[start]
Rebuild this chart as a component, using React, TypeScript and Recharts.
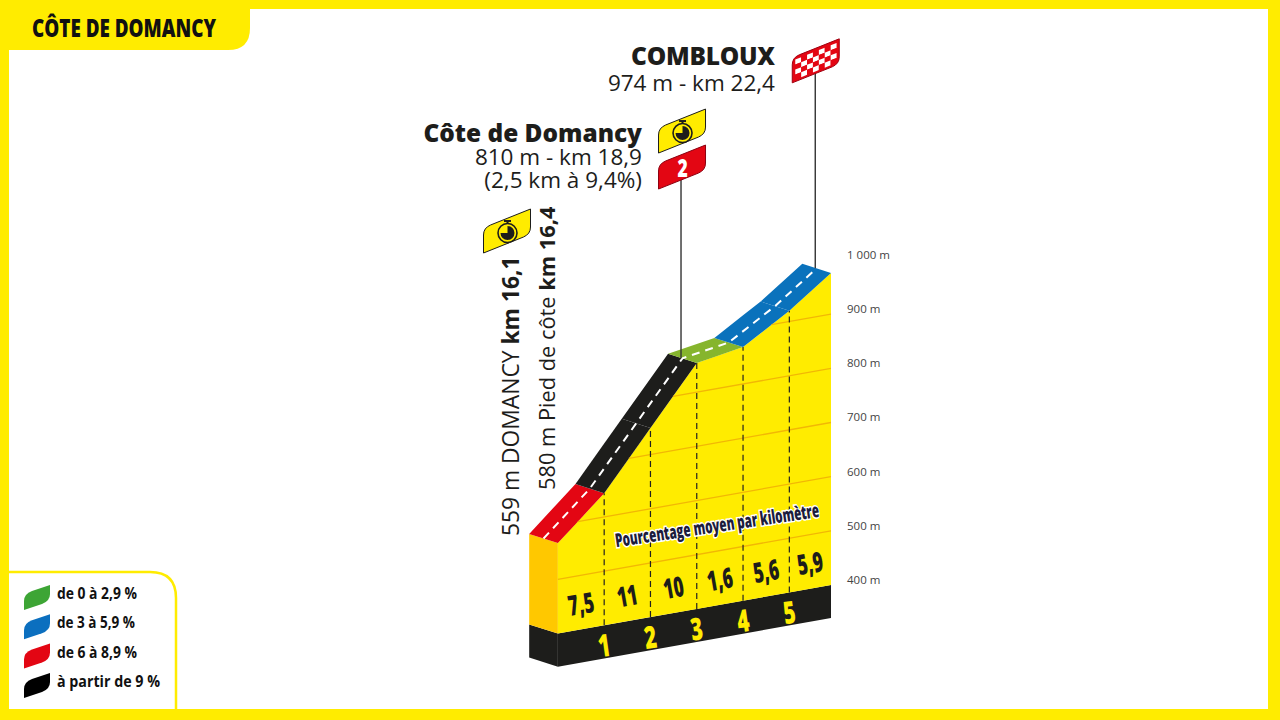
import { Area, ComposedChart, Line, ReferenceDot, ReferenceLine, XAxis, YAxis } from "recharts";

// km marks along the climb and the altitude at each of them
const kmMarks = [0, 1, 2, 3, 4, 5, 5.9];
const altitudes = [567, 644, 749, 854, 868, 920, 976];
const gradeLabels = ["7,5", "11", "10", "1,6", "5,6", "5,9"];
const gradeColors = ["#E30613", "#1D1D1B", "#1D1D1B", "#86B52D", "#0A72BC", "#0A72BC"];
const kmLabels = ["1", "2", "3", "4", "5"];
const altitudeTicks = [400, 500, 600, 700, 800, 900, 1000];
const altitudeTickLabels = ["400 m", "500 m", "600 m", "700 m", "800 m", "900 m", "1 000 m"];
const gridLevels = [500, 600, 700, 800, 900];
const legendLabels = ["de 0 à 2,9 %", "de 3 à 5,9 %", "de 6 à 8,9 %", "à partir de 9 %"];
const legendColors = ["#3DA535", "#0B6FBF", "#E30613", "#000000"];

const KM_END = kmMarks[kmMarks.length - 1];
const BASE_ALT = 400; // foot of the yellow wall
const PLINTH_ALT = 339; // foot of the black band
const PCT_ALT = 447;
const KM_LABEL_ALT = 363;
const RISE = 15.2; // fake perspective: the ground climbs this many metres per km towards the right
const BACK_KM = 0.62; // road depth
const BACK_ALT = 17;
const POLE_BACK_KM = 0.34;
const DOMAIN_X = [-558 / 46.3, KM_END];
const DOMAIN_Y = [150.8, 1479.9];
const CONDENSED = "'Open Sans', sans-serif";

const shear = (km: number, alt: number) => alt - (KM_END - km) * RISE;
const lerp = (a: number, b: number, t: number) => a + (b - a) * t;

const road = kmMarks.map((km, i) => ({ km, y: shear(km, altitudes[i]) }));

function ribbonRows(i: number) {
  const a = road[i];
  const b = road[i + 1];
  const t0 = BACK_KM / (b.km - a.km);
  const t1 = 1 - t0;
  return [
    { km: a.km - BACK_KM, range: [a.y + BACK_ALT, a.y + BACK_ALT] },
    { km: a.km, range: [a.y, lerp(a.y, b.y, t0) + BACK_ALT] },
    { km: b.km - BACK_KM, range: [lerp(a.y, b.y, t1), b.y + BACK_ALT] },
    { km: b.km, range: [b.y, b.y] },
  ];
}

const bodyRows = road.map((p) => ({ km: p.km, range: [shear(p.km, BASE_ALT), p.y] }));
const plinthRows = [0, KM_END].map((km) => ({ km, range: [shear(km, PLINTH_ALT), shear(km, BASE_ALT)] }));
const sideRows = [
  { km: -BACK_KM, range: [shear(0, BASE_ALT) + BACK_ALT, road[0].y + BACK_ALT] },
  { km: 0, range: [shear(0, BASE_ALT), road[0].y] },
];
const sidePlinthRows = [
  { km: -BACK_KM, range: [shear(0, PLINTH_ALT) + BACK_ALT, shear(0, BASE_ALT) + BACK_ALT] },
  { km: 0, range: [shear(0, PLINTH_ALT), shear(0, BASE_ALT)] },
];
const midRows = road.map((p) => ({ km: p.km - BACK_KM / 2, y: p.y + BACK_ALT / 2 }));

function gridRows(level: number) {
  let start = 0;
  for (let i = 0; i < altitudes.length - 1; i++) {
    if (level >= altitudes[i] && level <= altitudes[i + 1]) {
      start = lerp(kmMarks[i], kmMarks[i + 1], (level - altitudes[i]) / (altitudes[i + 1] - altitudes[i]));
    }
  }
  return [start, KM_END].map((km) => ({ km, y: shear(km, level) }));
}

const climbPole = { km: kmMarks[3] - POLE_BACK_KM, y: midRows[3].y };
const finishPole = { km: KM_END - POLE_BACK_KM, y: midRows[6].y };
const CLIMB_POLE_TOP = 1166;
const FINISH_POLE_TOP = 1351;

function flagPath(x: number, y: number, w = 47, h = 25, rise = 19) {
  const r = 7;
  return `M${x} ${y + rise + h}L${x} ${y + rise + r}Q${x} ${y + rise} ${x + r} ${y + rise - 3}L${x + w} ${y}L${x + w} ${y + h - r}Q${x + w} ${y + h} ${x + w - r} ${y + h + 3}Z`;
}

function Stopwatch({ x, y }: { x: number; y: number }) {
  return (
    <g>
      <rect x={x - 3.5} y={y - 13} width={7} height={2} fill="#1D1D1B" />
      <rect x={x - 1} y={y - 12} width={2} height={3} fill="#1D1D1B" />
      <circle cx={x} cy={y} r={9.5} fill="#FFEC00" stroke="#1D1D1B" strokeWidth={1.6} />
      <path d={`M${x} ${y - 7}A7 7 0 1 1 ${x - 7} ${y}L${x} ${y}Z`} fill="#1D1D1B" />
    </g>
  );
}

function TimeFlag({ x, y }: { x: number; y: number }) {
  return (
    <g>
      <path d={flagPath(x, y)} fill="#FFEC00" stroke="#1D1D1B" strokeWidth={1} />
      <Stopwatch x={x + 24} y={y + 24} />
    </g>
  );
}

function ClimbFlags(props: any) {
  const x = props.cx - 22.5;
  return (
    <g>
      <TimeFlag x={x} y={props.cy - 61} />
      <path d={flagPath(x, props.cy - 25)} fill="#E30613" stroke="#8C0010" strokeWidth={1} />
      <text
        transform={`translate(${x + 24} ${props.cy + 7}) scale(0.7 1)`}
        textAnchor="middle"
        fontFamily={CONDENSED}
        fontWeight={800}
        fontSize={25}
        fill="#fff"
      >
        2
      </text>
    </g>
  );
}

function FinishFlag(props: any) {
  const x = props.cx - 23;
  const y = props.cy - 31;
  const cells = [];
  for (let c = 0; c < 7; c++) {
    for (let r = 0; r < 4; r++) {
      cells.push(
        <rect key={`${c}-${r}`} x={3 + c * 5.9} y={3 + r * 5} width={5.9} height={5} fill={(c + r) % 2 ? "#E30613" : "#fff"} />
      );
    }
  }
  return (
    <g>
      <path d={flagPath(x, y)} fill="#E30613" stroke="#A00010" strokeWidth={1} />
      <g transform={`translate(${x} ${y + 19}) skewY(-22)`}>{cells}</g>
    </g>
  );
}

function PctLabel(props: any) {
  return (
    <text
      transform={`translate(${props.cx} ${props.cy}) rotate(-10) scale(0.62 1)`}
      textAnchor="middle"
      dy={10}
      fontFamily={CONDENSED}
      fontWeight={800}
      fontSize={28}
      fill="#1D1D1B"
    >
      {props.text}
    </text>
  );
}

function KmLabel(props: any) {
  return (
    <text
      transform={`translate(${props.cx} ${props.cy}) rotate(-8) scale(0.66 1)`}
      textAnchor="middle"
      dy={11}
      fontFamily={CONDENSED}
      fontWeight={800}
      fontSize={31}
      fill="#FFEC00"
    >
      {props.text}
    </text>
  );
}

function AltTick(props: any) {
  const i = altitudeTicks.indexOf(props.payload.value);
  return (
    <text x={props.x + 8} y={props.y - 5} dy={4} fontFamily="'Open Sans', sans-serif" fontSize={11.5} fill="#444">
      {altitudeTickLabels[i]}
    </text>
  );
}

function Furniture() {
  const names = { fontFamily: "'Open Sans', sans-serif", fill: "#1D1D1B", textAnchor: "end" as const };
  return (
    <svg width={1280} height={720} style={{ position: "absolute", left: 0, top: 0 }}>
      <rect x={0} y={0} width={1280} height={9} fill="#FFEC00" />
      <rect x={0} y={0} width={9} height={720} fill="#FFEC00" />
      <rect x={1268} y={0} width={12} height={720} fill="#FFEC00" />
      <rect x={0} y={709} width={1280} height={11} fill="#FFEC00" />
      <path d="M0 0H250V28Q250 50 228 50H0Z" fill="#FFEC00" />
      <text x={32} y={37} fontFamily={CONDENSED} fontWeight={800} fontSize={24} textLength={184} lengthAdjust="spacingAndGlyphs" fill="#111">
        CÔTE DE DOMANCY
      </text>

      <path d="M9 572H150Q176 572 176 598V710" fill="none" stroke="#FFEC00" strokeWidth={2.5} />
      {legendLabels.map((label, i) => {
        const y = 585 + i * 29.3;
        return (
          <g key={label}>
            <path d={`M24 ${y + 25}L24 ${y + 16}Q24 ${y + 9} 32 ${y + 6}L50 ${y}L50 ${y + 9}Q50 ${y + 16} 42 ${y + 19}Z`} fill={legendColors[i]} />
            <text x={57} y={y + 14} fontFamily={CONDENSED} fontWeight={700} fontSize={16} textLength={i === 3 ? 103 : i === 1 ? 78 : 80} lengthAdjust="spacingAndGlyphs" fill="#111">
              {label}
            </text>
          </g>
        );
      })}

      <text x={775} y={65} {...names} fontWeight={800} fontSize={24.5} textLength={144} lengthAdjust="spacing">COMBLOUX</text>
      <text x={775} y={91} {...names} fontSize={22.5}>974 m - km 22,4</text>
      <text x={642} y={142} {...names} fontWeight={800} fontSize={24.4}>Côte de Domancy</text>
      <text x={642} y={165} {...names} fontSize={22.5}>810 m - km 18,9</text>
      <text x={642} y={188} {...names} fontSize={22.5}>(2,5 km à 9,4%)</text>

      <text transform="translate(519 536) rotate(-90)" fontFamily="'Open Sans', sans-serif" fontSize={22.8} fill="#1D1D1B">
        559 m DOMANCY <tspan fontWeight={700}>km 16,1</tspan>
      </text>
      <text transform="translate(555 490) rotate(-90)" fontFamily="'Open Sans', sans-serif" fontSize={21.8} fill="#1D1D1B">
        580 m Pied de côte <tspan fontWeight={700}>km 16,4</tspan>
      </text>
      <TimeFlag x={483.5} y={209} />

      <text
        transform="translate(718 532) rotate(-8.5)"
        textAnchor="middle"
        fontFamily={CONDENSED}
        fontWeight={800}
        fontSize={19}
        textLength={206}
        lengthAdjust="spacingAndGlyphs"
        fill="#1C1C3C"
        stroke="#fff"
        strokeWidth={3}
        paintOrder="stroke"
      >
        Pourcentage moyen par kilomètre
      </text>
    </svg>
  );
}

export default function App() {
  return (
    <div style={{ position: "absolute", left: 0, top: 0, width: 1280, height: 720, overflow: "hidden", background: "#fff" }}>
      <ComposedChart width={1280} height={720} margin={{ top: 0, right: 0, bottom: 0, left: 0 }}>
        <XAxis type="number" dataKey="km" domain={DOMAIN_X} allowDataOverflow hide />
        <YAxis
          orientation="right"
          width={449}
          domain={DOMAIN_Y}
          allowDataOverflow
          ticks={altitudeTicks}
          interval={0}
          axisLine={false}
          tickLine={false}
          tick={AltTick}
        />
        <Area data={plinthRows} dataKey="range" type="linear" stroke="none" fill="#1D1D1B" fillOpacity={1} isAnimationActive={false} />
        <Area data={sidePlinthRows} dataKey="range" type="linear" stroke="none" fill="#1D1D1B" fillOpacity={1} isAnimationActive={false} />
        <Area data={sideRows} dataKey="range" type="linear" stroke="none" fill="#FFC800" fillOpacity={1} isAnimationActive={false} />
        <Area data={bodyRows} dataKey="range" type="linear" stroke="none" fill="#FFEC00" fillOpacity={1} isAnimationActive={false} />
        {gridLevels.map((level) => (
          <Line key={level} data={gridRows(level)} dataKey="y" type="linear" stroke="#F2B705" strokeWidth={1.3} dot={false} activeDot={false} isAnimationActive={false} />
        ))}
        {gradeColors.map((color, i) => (
          <Area key={i} data={ribbonRows(i)} dataKey="range" type="linear" stroke="none" fill={color} fillOpacity={1} isAnimationActive={false} />
        ))}
        <Line data={midRows} dataKey="y" type="linear" stroke="#fff" strokeWidth={2} strokeDasharray="8 6" dot={false} activeDot={false} isAnimationActive={false} />
        {kmMarks.slice(1, 6).map((km, i) => (
          <ReferenceLine
            key={km}
            segment={[
              { x: km, y: shear(km, BASE_ALT) },
              { x: km, y: road[i + 1].y },
            ]}
            stroke="#222"
            strokeWidth={1.2}
            strokeDasharray="6 4"
          />
        ))}
        <ReferenceLine segment={[{ x: climbPole.km, y: climbPole.y }, { x: climbPole.km, y: CLIMB_POLE_TOP }]} stroke="#333" strokeWidth={1.4} />
        <ReferenceLine segment={[{ x: finishPole.km, y: finishPole.y }, { x: finishPole.km, y: FINISH_POLE_TOP }]} stroke="#333" strokeWidth={1.4} />
        <ReferenceDot x={climbPole.km} y={CLIMB_POLE_TOP} shape={ClimbFlags} />
        <ReferenceDot x={finishPole.km} y={FINISH_POLE_TOP} shape={FinishFlag} />
        {gradeLabels.map((text, i) => {
          const km = (kmMarks[i] + kmMarks[i + 1]) / 2;
          return <ReferenceDot key={text} x={km} y={shear(km, PCT_ALT)} shape={(p: any) => <PctLabel {...p} text={text} />} />;
        })}
        {kmLabels.map((text, i) => (
          <ReferenceDot key={text} x={kmMarks[i + 1]} y={shear(kmMarks[i + 1], KM_LABEL_ALT)} shape={(p: any) => <KmLabel {...p} text={text} />} />
        ))}
      </ComposedChart>
      <Furniture />
    </div>
  );
}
[end]
#### [WHAT IS REQUIRED]
Reproduce the material above exactly, first line through the line that contains "const road = kmMarks.map((km, i)", minus the pictures.

#### [OUTPUT FOR THIS TASK]
Rebuild this chart as a component, using React, TypeScript and Recharts.
import { Area, ComposedChart, Line, ReferenceDot, ReferenceLine, XAxis, YAxis } from "recharts";

// km marks along the climb and the altitude at each of them
const kmMarks = [0, 1, 2, 3, 4, 5, 5.9];
const altitudes = [567, 644, 749, 854, 868, 920, 976];
const gradeLabels = ["7,5", "11", "10", "1,6", "5,6", "5,9"];
const gradeColors = ["#E30613", "#1D1D1B", "#1D1D1B", "#86B52D", "#0A72BC", "#0A72BC"];
const kmLabels = ["1", "2", "3", "4", "5"];
const altitudeTicks = [400, 500, 600, 700, 800, 900, 1000];
const altitudeTickLabels = ["400 m", "500 m", "600 m", "700 m", "800 m", "900 m", "1 000 m"];
const gridLevels = [500, 600, 700, 800, 900];
const legendLabels = ["de 0 à 2,9 %", "de 3 à 5,9 %", "de 6 à 8,9 %", "à partir de 9 %"];
const legendColors = ["#3DA535", "#0B6FBF", "#E30613", "#000000"];

const KM_END = kmMarks[kmMarks.length - 1];
const BASE_ALT = 400; // foot of the yellow wall
const PLINTH_ALT = 339; // foot of the black band
const PCT_ALT = 447;
const KM_LABEL_ALT = 363;
const RISE = 15.2; // fake perspective: the ground climbs this many metres per km towards the right
const BACK_KM = 0.62; // road depth
const BACK_ALT = 17;
const POLE_BACK_KM = 0.34;
const DOMAIN_X = [-558 / 46.3, KM_END];
const DOMAIN_Y = [150.8, 1479.9];
const CONDENSED = "'Open Sans', sans-serif";

const shear = (km: number, alt: number) => alt - (KM_END - km) * RISE;
const lerp = (a: number, b: number, t: number) => a + (b - a) * t;

const road = kmMarks.map((km, i) => ({ km, y: shear(km, altitudes[i]) }));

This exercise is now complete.